In 10 years, we’ll be well into the post PC era and laptops will seem as quaint and nostalgic as the ginormous brick phones of the 80s. We may even have blown ourselves up, been decimated by a new virus (manmade or otherwise) or even be in a post-Singularity world, in which case, all bets are off.
But assuming that the world progresses without a major Black Swan event (big assumption!), mobiles as visible, handheld devices will have disappeared. They’ll be replaced by a tiny ear piece, an equally tiny hand controller (let’s visualize that as a ring, for the sake of illustration) and a set of contact lenses or glasses, which will allow us to see three views, by simply changing our eyes’ focus; the web, the web overlayed onto the real world and the real world if anyone ever wants to go au naturel for some quirky reason.
Controlling these virtual mobiles will be by a mix of gestures and haptics, with a voice option for those of you reading this who never got the hang of fluent gesturespeak. A common sight will be middle aged people wondering around twitching, waving their arms around and bumping into things as they try to make a phone call. The froody 20 year olds will be in total command without apparently moving a muscle.
By that time, it’ll be impossible to live any kind of mainstream life without a mobile. Banking, payments, shopping, access to your house and car – all will be via your virtual mobile.

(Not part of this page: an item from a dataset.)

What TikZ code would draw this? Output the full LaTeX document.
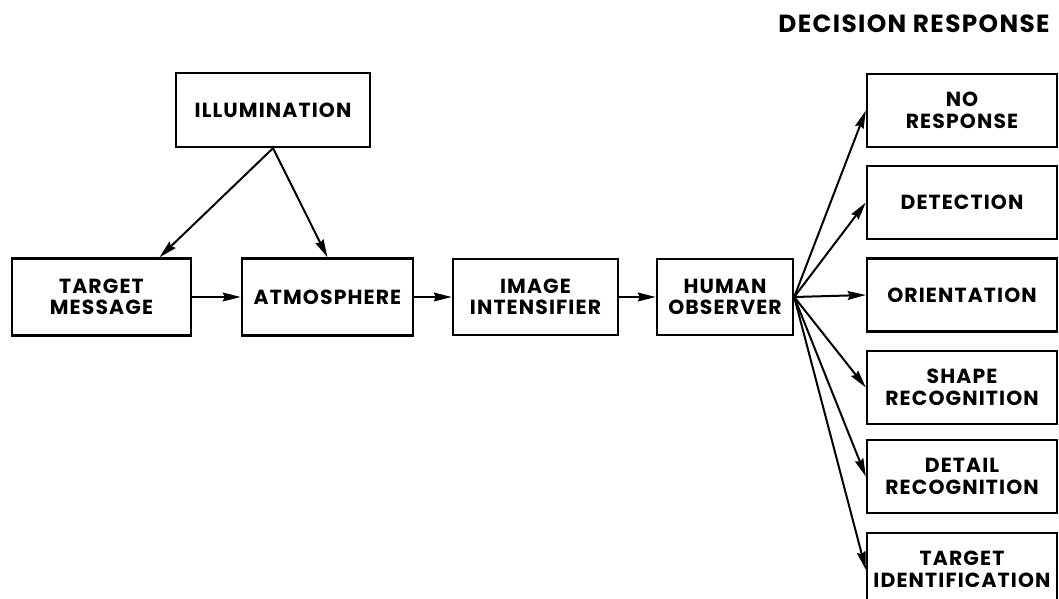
\documentclass[tikz,border=0pt]{standalone}
\usepackage{fontspec}
\setmainfont{Poppins}
\newfontfamily\lblfont[LetterSpace=5.5]{Poppins}
\usetikzlibrary{arrows.meta}
\tikzset{
  blockbox/.style = {draw,line width=1.2pt,inner sep=0pt,align=center,
                     font=\lblfont\bfseries\fontsize{10.2}{10.8}\selectfont},
  resbox/.style   = {blockbox,minimum width=95pt,minimum height=36.5pt},
  flowarr/.style  = {-{Stealth[length=9pt,width=4.4pt,inset=1pt]},line width=1pt}
}

\begin{document}
\begin{tikzpicture}[x=0.5pt,y=-0.5pt]
  \clip (0,0) rectangle (1059,599);
  \fill[white] (0,0) rectangle (1059,599);
  % inputs
  \node[blockbox,minimum width=97pt,minimum height=37pt] (illum) at (273,110) {ILLUMINATION};
  \node[blockbox,minimum width=89.5pt,minimum height=38.5pt] (target) at (101.5,297) {TARGET\\MESSAGE};
  \node[blockbox,minimum width=85.5pt,minimum height=38.5pt] (atmos) at (327.5,297) {ATMOSPHERE};
  \node[blockbox,minimum width=82.5pt,minimum height=38pt] (intens) at (535.5,297) {IMAGE\\INTENSIFIER};
  \node[blockbox,minimum width=68pt,minimum height=38pt] (obs) at (725,297) {HUMAN\\OBSERVER};
  % responses
  \node[font=\lblfont\bfseries\fontsize{12.4}{14}\selectfont] (dechead) at (914,24) {DECISION RESPONSE};
  \node[resbox] (nores)  at (962,110.5) {NO\\RESPONSE};
  \node[resbox] (detect) at (962,202.5) {DETECTION};
  \node[resbox] (orient) at (962,295)   {ORIENTATION};
  \node[resbox] (shape)  at (962,387.5) {SHAPE\\RECOGNITION};
  \node[resbox] (detail) at (962,476.5) {DETAIL\\RECOGNITION};
  \node[resbox] (ident)  at (962,569.5) {TARGET\\IDENTIFICATION};
  % connectors
  \coordinate (tgtin) at ([xshift=29pt]target.north);
  \draw[flowarr] (illum.south) -- (tgtin);
  \draw[flowarr] (illum.south) -- (atmos.north);
  \draw[flowarr] (target) -- (atmos);
  \draw[flowarr] (atmos) -- (intens);
  \draw[flowarr] (intens) -- (obs);
  \foreach \r in {nores,detect,orient,shape,detail,ident}
    \draw[flowarr] (obs.east) -- (\r.west);
\end{tikzpicture}
\end{document}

All interfacing with Government bill be done via mobile too, including daily mandatory voting on key issues of the day as representative democracy is replaced by Direct Democracy – a result of the repeated parliamentary scandals of the Blair and succeeding Governments.
Over 50’s mainly opt to live in sheltered accommodation, which offer largely tech free environments, where they can be seen hunched over old-style netbooks playing Solitaire and wondering why the kids of today never reply to their emails.